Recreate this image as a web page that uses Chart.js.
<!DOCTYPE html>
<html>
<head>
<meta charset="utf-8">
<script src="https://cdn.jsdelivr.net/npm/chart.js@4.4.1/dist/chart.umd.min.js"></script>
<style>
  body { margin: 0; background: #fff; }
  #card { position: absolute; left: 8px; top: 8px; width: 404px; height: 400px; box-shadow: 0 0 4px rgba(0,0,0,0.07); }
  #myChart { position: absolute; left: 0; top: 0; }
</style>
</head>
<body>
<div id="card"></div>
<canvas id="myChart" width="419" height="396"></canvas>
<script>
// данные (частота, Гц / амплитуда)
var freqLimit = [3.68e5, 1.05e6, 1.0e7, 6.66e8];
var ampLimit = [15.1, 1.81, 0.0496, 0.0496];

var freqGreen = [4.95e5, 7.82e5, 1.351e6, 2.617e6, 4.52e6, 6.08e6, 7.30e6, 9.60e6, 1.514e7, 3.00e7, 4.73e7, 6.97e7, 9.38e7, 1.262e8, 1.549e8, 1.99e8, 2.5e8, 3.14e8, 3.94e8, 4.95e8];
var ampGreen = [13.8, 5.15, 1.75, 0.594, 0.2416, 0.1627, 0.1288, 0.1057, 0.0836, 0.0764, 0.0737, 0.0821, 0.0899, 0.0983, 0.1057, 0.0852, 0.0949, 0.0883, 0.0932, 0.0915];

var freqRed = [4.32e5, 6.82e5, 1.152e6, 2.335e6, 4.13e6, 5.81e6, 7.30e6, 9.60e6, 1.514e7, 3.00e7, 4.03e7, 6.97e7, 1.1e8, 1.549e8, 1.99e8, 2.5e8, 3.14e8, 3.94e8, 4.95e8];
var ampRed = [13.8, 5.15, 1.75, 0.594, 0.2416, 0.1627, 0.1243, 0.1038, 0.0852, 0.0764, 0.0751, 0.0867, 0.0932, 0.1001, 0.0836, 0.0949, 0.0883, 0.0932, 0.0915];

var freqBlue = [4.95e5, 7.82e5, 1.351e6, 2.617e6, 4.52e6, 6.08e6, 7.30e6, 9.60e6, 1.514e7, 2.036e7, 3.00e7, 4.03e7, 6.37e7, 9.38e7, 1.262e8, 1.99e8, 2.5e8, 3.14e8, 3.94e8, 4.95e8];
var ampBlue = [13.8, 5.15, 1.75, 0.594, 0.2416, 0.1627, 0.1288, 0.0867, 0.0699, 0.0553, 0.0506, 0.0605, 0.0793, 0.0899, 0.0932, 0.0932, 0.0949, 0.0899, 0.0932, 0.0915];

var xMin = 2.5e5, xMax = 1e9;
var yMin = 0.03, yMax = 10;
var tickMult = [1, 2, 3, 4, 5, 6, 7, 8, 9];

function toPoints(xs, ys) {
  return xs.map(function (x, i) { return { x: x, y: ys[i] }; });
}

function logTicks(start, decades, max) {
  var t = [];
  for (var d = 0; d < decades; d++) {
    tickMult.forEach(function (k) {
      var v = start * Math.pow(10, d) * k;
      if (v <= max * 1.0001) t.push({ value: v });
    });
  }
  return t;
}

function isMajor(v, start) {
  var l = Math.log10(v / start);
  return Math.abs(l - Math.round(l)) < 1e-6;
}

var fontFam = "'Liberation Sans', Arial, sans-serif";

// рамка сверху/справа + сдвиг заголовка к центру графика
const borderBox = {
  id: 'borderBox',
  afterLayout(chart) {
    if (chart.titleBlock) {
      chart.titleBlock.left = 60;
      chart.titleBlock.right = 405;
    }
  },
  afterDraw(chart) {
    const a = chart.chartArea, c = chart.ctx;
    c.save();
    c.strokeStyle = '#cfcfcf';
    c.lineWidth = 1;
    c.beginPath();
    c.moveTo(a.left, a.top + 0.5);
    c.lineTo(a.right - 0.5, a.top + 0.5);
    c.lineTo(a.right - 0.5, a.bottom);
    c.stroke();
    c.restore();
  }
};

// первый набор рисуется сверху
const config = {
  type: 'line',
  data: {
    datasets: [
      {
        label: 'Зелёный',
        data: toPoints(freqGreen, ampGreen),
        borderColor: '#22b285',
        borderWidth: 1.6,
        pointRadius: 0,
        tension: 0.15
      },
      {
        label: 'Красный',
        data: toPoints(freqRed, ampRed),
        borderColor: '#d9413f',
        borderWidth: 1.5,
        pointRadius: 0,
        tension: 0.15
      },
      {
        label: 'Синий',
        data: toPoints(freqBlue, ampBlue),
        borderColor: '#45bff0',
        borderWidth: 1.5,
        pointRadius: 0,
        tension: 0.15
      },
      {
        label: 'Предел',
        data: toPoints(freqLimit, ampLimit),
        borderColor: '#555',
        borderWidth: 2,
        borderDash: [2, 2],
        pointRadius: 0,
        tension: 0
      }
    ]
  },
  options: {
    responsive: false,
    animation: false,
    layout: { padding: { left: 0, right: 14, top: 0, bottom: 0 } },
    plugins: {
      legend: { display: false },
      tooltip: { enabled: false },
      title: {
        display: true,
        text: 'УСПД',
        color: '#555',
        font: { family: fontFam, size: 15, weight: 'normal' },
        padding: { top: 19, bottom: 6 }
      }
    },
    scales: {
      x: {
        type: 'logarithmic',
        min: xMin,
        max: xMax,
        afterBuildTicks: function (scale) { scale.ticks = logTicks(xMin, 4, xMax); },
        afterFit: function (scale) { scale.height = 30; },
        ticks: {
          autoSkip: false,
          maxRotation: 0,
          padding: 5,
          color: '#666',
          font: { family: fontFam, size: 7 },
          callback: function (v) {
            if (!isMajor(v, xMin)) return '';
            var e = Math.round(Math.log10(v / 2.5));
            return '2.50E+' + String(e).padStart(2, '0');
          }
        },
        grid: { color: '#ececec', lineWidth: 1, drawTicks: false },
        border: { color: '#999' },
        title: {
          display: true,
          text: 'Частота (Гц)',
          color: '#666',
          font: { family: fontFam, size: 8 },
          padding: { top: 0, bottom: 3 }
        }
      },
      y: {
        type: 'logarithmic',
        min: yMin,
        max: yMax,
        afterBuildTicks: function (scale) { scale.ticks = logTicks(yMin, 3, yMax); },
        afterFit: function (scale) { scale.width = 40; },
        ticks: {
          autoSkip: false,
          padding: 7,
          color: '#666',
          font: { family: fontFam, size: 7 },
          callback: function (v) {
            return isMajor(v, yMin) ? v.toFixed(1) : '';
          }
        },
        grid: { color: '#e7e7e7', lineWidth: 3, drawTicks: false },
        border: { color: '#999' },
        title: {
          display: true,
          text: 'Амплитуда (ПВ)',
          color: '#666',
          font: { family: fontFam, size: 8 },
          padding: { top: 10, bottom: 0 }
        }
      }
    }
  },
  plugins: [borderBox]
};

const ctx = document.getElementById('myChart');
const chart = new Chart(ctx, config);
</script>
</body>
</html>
++++
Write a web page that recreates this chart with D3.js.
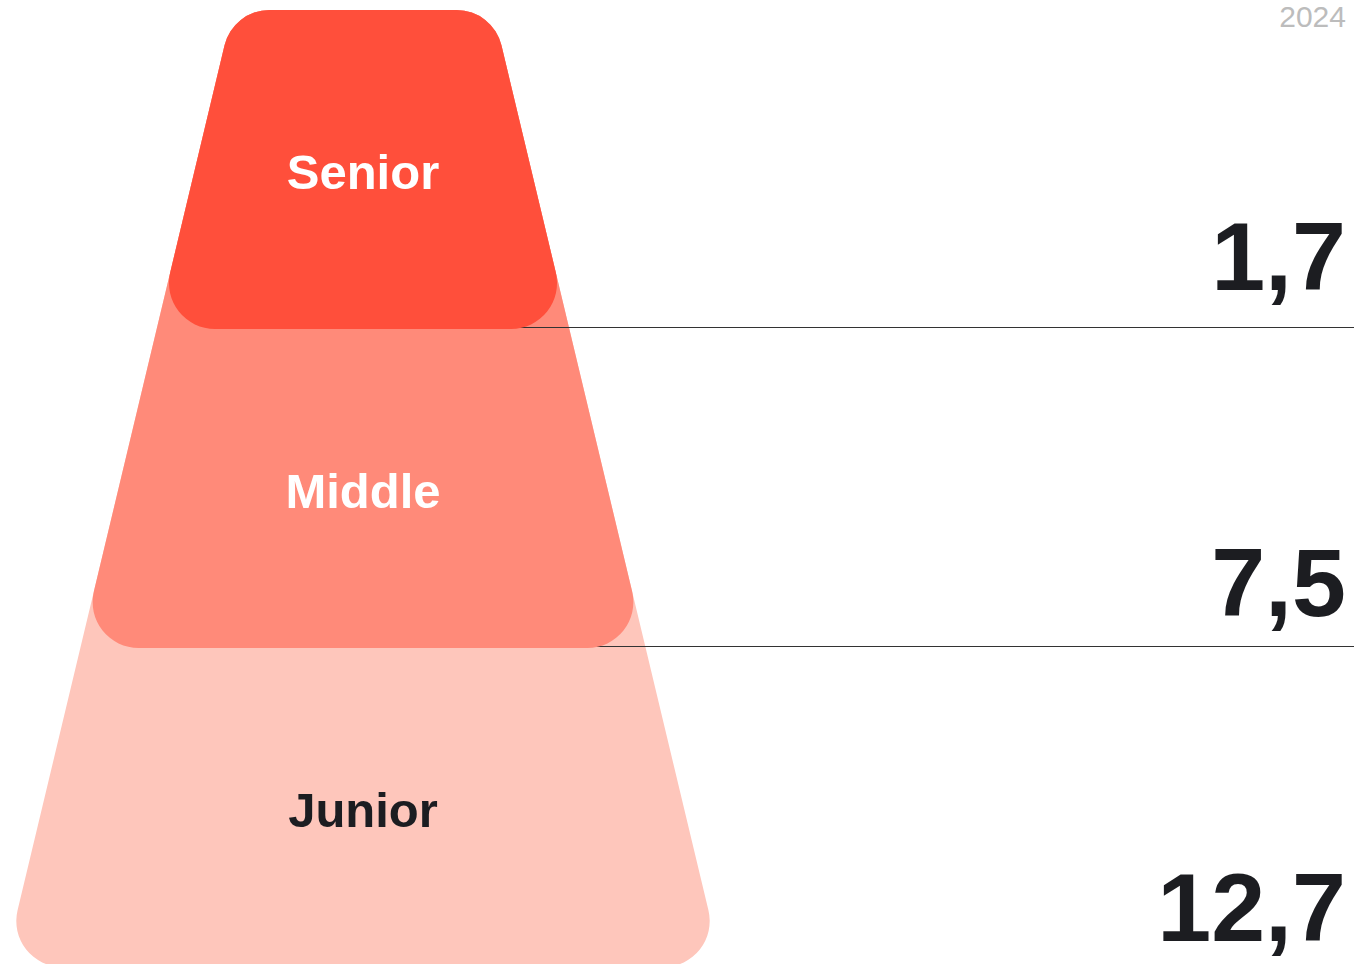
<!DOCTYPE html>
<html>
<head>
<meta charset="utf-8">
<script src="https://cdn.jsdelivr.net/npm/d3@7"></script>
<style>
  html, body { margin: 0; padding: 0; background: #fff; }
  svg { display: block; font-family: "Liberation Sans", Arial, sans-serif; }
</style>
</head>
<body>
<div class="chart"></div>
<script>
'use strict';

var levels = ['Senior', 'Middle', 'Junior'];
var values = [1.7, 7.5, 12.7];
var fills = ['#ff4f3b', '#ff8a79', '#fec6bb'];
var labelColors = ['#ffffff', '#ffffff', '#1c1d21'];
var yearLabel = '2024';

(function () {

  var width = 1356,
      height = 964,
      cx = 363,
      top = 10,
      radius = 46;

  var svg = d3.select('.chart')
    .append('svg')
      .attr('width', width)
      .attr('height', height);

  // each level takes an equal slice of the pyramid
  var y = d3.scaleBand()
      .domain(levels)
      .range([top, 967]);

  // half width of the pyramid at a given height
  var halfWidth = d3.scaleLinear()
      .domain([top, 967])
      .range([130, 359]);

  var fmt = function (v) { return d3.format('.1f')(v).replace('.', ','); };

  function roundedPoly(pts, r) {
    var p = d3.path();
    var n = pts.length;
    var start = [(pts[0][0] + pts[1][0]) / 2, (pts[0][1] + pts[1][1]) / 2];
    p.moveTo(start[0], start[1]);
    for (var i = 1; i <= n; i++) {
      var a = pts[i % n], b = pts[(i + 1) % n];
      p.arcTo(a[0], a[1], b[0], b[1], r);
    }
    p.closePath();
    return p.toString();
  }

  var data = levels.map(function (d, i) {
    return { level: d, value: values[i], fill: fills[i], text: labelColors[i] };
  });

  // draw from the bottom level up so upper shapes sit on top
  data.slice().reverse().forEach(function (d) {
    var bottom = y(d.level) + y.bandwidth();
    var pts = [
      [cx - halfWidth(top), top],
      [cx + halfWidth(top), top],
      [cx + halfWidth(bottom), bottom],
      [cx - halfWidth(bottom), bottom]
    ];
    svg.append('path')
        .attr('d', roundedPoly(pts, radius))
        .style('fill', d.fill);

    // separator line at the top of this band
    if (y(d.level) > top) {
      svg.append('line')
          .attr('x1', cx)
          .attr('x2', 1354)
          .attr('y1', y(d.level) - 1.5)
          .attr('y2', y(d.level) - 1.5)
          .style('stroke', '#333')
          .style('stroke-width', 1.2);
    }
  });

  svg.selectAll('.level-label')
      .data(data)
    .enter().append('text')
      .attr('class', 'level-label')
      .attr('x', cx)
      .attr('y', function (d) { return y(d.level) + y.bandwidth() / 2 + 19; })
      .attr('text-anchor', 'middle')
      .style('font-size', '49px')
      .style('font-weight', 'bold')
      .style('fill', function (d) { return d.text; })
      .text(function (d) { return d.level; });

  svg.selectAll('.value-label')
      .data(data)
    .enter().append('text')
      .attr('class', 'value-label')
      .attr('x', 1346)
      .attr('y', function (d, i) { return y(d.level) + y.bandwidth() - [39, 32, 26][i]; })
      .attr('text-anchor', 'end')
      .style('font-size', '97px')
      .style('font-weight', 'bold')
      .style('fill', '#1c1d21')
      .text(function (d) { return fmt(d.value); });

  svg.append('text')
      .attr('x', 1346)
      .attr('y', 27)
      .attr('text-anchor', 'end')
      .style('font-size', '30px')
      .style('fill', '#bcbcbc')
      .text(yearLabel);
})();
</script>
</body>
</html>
++++
Pull every line containing the word "this" out of the material and copy it.

** Problem solution **
Recreate this image as a web page that uses Chart.js.
Write a web page that recreates this chart with D3.js.
    // separator line at the top of this band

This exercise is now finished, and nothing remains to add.